Dayak tribes perform rituals to cool electoral tensions

  • Severianus Endi and Karina M. Tehusijarana

    The Jakarta Post

Pontianak   /   Mon, July 2, 2018   /   10:19 am
Dayak tribes perform rituals to cool electoral tensions Dayak men and women in a traditional ceremony (Illustration) (Shutterstock/File)

Residents of Ngabang in Landak regency, West Kalimantan, performed on Saturday a traditional Dayak ritual called pamabakng in an effort to cool tensions after a heated gubernatorial race that ended on Wednesday.

The ritual, which is meant to drive out conflict and illnesses, was led by a traditional elder at the Putri Dara Hitam Terminal and attended by West Kalimantan Police chief Insp. Gen. Didi Haryono, as well as Landak regent and gubernatorial candidate Karolin Margret Natasa.

Reports emerged on Friday of vandalism in Ngabang and nearby Pahaiman following gubernatorial election quick count results that projected that Karolin’s opponent, Sutarmidji, was the likely winner.

Dissatisfied residents reportedly upended a merchant’s cart at a traditional market in Ngabang. 

National Police spokesperson Insp. Gen. Setyo Wasisto confirmed that an incident occurred on Friday but said it had been quickly handled by local security forces.

“The situation is now safe and conducive,” he said on Saturday, as quoted

Setyo added that he appreciated the Landak cultural leaders’ swift actions to try and reduce tensions in the community. 

“That is what traditional, youth and religious figures should prioritize,” he said.

Landak Legislative Council head and local Dayak council leader Heri Saman said the ritual was initiated by traditional elders to calm the community down.

“We ask [residents] to return to a normal and peaceful situation and strengthen [the relationships] that we have fostered for so long.”

Didi further urged communities not to be easily provoked by rumors on social media.

Meanwhile, Karolin asked residents to remain calm and not be triggered by quick count results.

“Do not become emotional just because of a [social media] post, because what happens in Ngabang can spread to other places.”

The Alliance of Independent Journalists’ (AJI) Pontianak branch issued a press release urging the media to use a “peaceful journalism” approach in reporting the post-election situation in the province.
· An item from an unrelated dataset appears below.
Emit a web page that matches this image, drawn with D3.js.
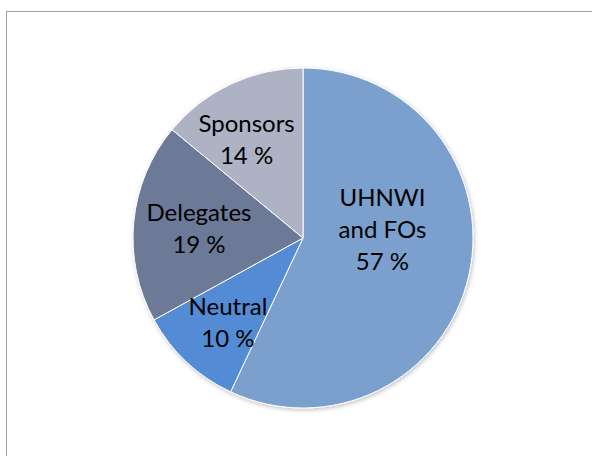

“We remind all journalists not to use social media as a primary source, as social media is often used to disseminate false news,” said AJI Pontianak head Dian Lestari.

West Kalimantan has a history of violence between its two largest ethnic groups, the Dayaks, who are predominantly Christian, and the overwhelmingly Muslim Malays.
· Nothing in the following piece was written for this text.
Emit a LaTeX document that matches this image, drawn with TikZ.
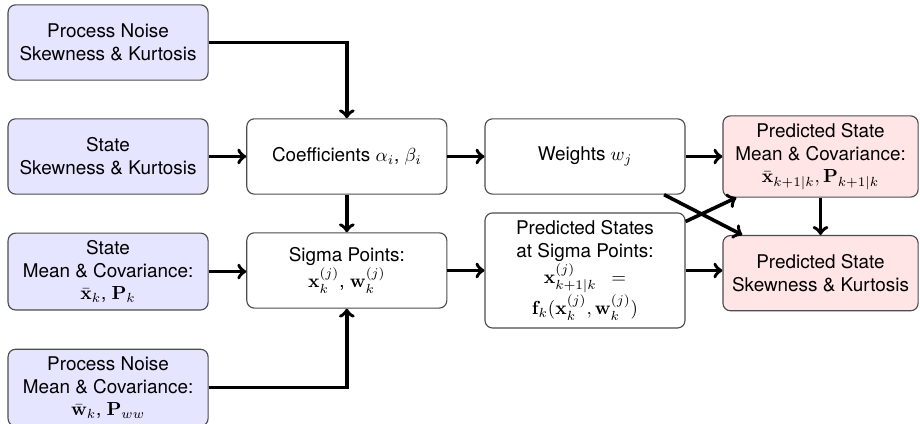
\documentclass[tikz,border=0pt]{standalone}
\usepackage{amsmath}
\usepackage{amssymb}
\usepackage[no-math]{fontspec}
\setmainfont{TeX Gyre Heros}
\usepackage{xcolor}
\usetikzlibrary{arrows,calc,positioning}
\tikzset{%
	input/.style   = {draw=black!70, line width=0.6pt, fill=blue!10, rounded corners, minimum width=3.72cm, minimum height=1.4cm, text centered, align=center},
	process/.style = {draw=black!70, line width=0.6pt, fill=white, rounded corners, minimum width=3.72cm, minimum height=1.4cm, text centered, align=center},
	output/.style  = {draw=black!70, line width=0.6pt, fill=red!10, rounded corners, minimum width=3.63cm, minimum height=1.4cm, text centered, align=center},
	arrow/.style   = {line width=1.9pt, ->},
}
\begin{document}
\begin{tikzpicture}
		\useasboundingbox (0,0) rectangle (17.11,-7.87);
		% inputs
		\node[input] (psk) at (2.01,-0.79) {Process Noise\\Skewness \& Kurtosis};
		\node[input] (ssk) at (2.01,-2.91) {State\\Skewness \& Kurtosis};
		\node[input, minimum height=1.43cm] (smc) at (2.01,-5.05) {State\\Mean \& Covariance:\\$\bar{\mathbf{x}}_k$, $\mathbf{P}_k$};
		\node[input, minimum height=1.43cm] (pmc) at (2.01,-7.21) {Process Noise\\Mean \& Covariance:\\$\bar{\mathbf{w}}_k$, $\mathbf{P}_{ww}$};
		% processing
		\node[process] (coef) at (6.45,-2.91) {Coefficients $\alpha_i$, $\beta_i$};
		\node[process] (sig) at (6.45,-5.03) {Sigma Points:\\$\mathbf{x}_k^{(j)}$, $\mathbf{w}_k^{(j)}$};
		\node[process] (wts) at (10.88,-2.91) {Weights $w_j$};
		\node[process, minimum height=2.14cm] (pst) at (10.88,-5.03) {Predicted States\\at Sigma Points:\\$\mathbf{x}_{k+1|k}^{(j)}\enspace=$\\$\mathbf{f}_k(\mathbf{x}_k^{(j)}, \mathbf{w}_k^{(j)})$};
		% outputs
		\node[output, minimum height=1.51cm] (pmean) at (15.26,-2.91) {Predicted State\\Mean \& Covariance:\\$\bar{\mathbf{x}}_{k+1|k}, \mathbf{P}_{k+1|k}$};
		\node[output] (pskew) at (15.26,-5.08) {Predicted State\\Skewness \& Kurtosis};
		% connectors
		\draw[arrow] (psk.east) -| (coef.north);
		\draw[arrow] (ssk.east) -- (coef.west);
		\draw[arrow] (smc.east) -- (smc.east -| sig.west);
		\draw[arrow] (pmc.east) -| (sig.south);
		\draw[arrow] (coef.south) -- (sig.north);
		\draw[arrow] (coef.east) -- (wts.west);
		\draw[arrow] (sig.east) -- (pst.west);
		\draw[arrow] (wts.east) -- (pmean.west);
		\draw[arrow] (pst.east) -- (pst.east -| pskew.west);
		\draw[arrow] ($(wts.south east)+(-0.4,0)$) -- ($(pskew.north west)+(0.37,0)$);
		\draw[arrow] ($(pst.north east)+(0,-0.17)$) -- ($(pmean.south west)+(0.26,0)$);
		\draw[arrow] (pmean.south -| pskew.north) -- (pskew.north);
\end{tikzpicture}
\end{document}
The province has a majority Muslim population of almost 60 percent but has significant Protestant and Catholic communities representing 11 and 22 percent of the people, respectively. It was rated as one of the most conflict-prone provinces holding elections this year.

The two main contending gubernatorial candidate pairs are split among these ethno-religious lines; Karolin-Suryadman Gidot are both Dayaks and are Catholic and Christian, respectively, while Sutarmidji-Ria Norsan are Muslim Malays. The third ticket, which was considered unlikely to win, Milton Crosby-Boyman Harun, is a mix of a Christian Dayak and a Malay Muslim.
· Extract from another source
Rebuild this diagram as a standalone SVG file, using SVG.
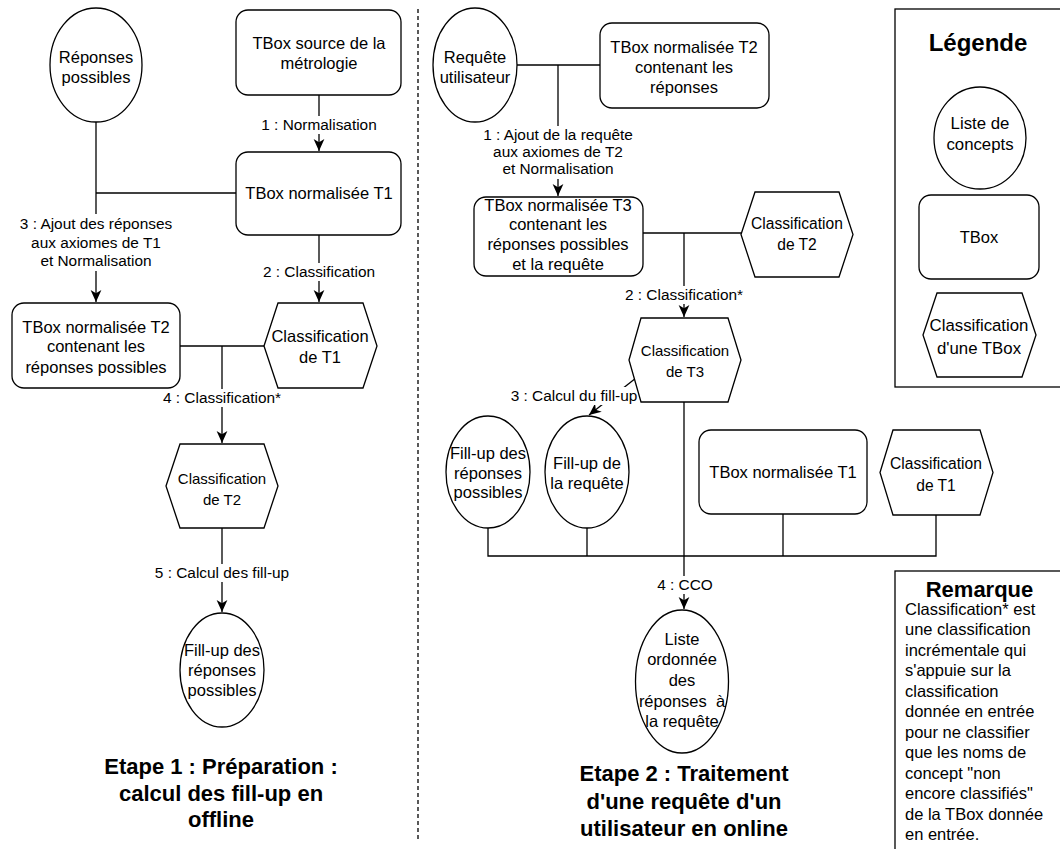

Karolin has strong ties to the Dayak community through the Dayak Customary Council, which is controlled by Karolin’s father, Cornelis, the former West Kalimantan governor for two terms from 2008 to 2018, according to a February study by the Institute for Policy Analysis of Conflict (IPAC).

IPAC also highlighted three regencies, including Landak, which is Cornelis’ stronghold, where clashes might occur between supporters of Karolin and Sutarmidji.

Quick counts conducted by several polling organizations after Wednesday’s election put Sutarmidji-Ria in first place, followed by Karolin-Suryadman in second and Milton-Boyman in last place.

The General Elections Commission (KPU) has already started its real count and will officially announce the election on July 9.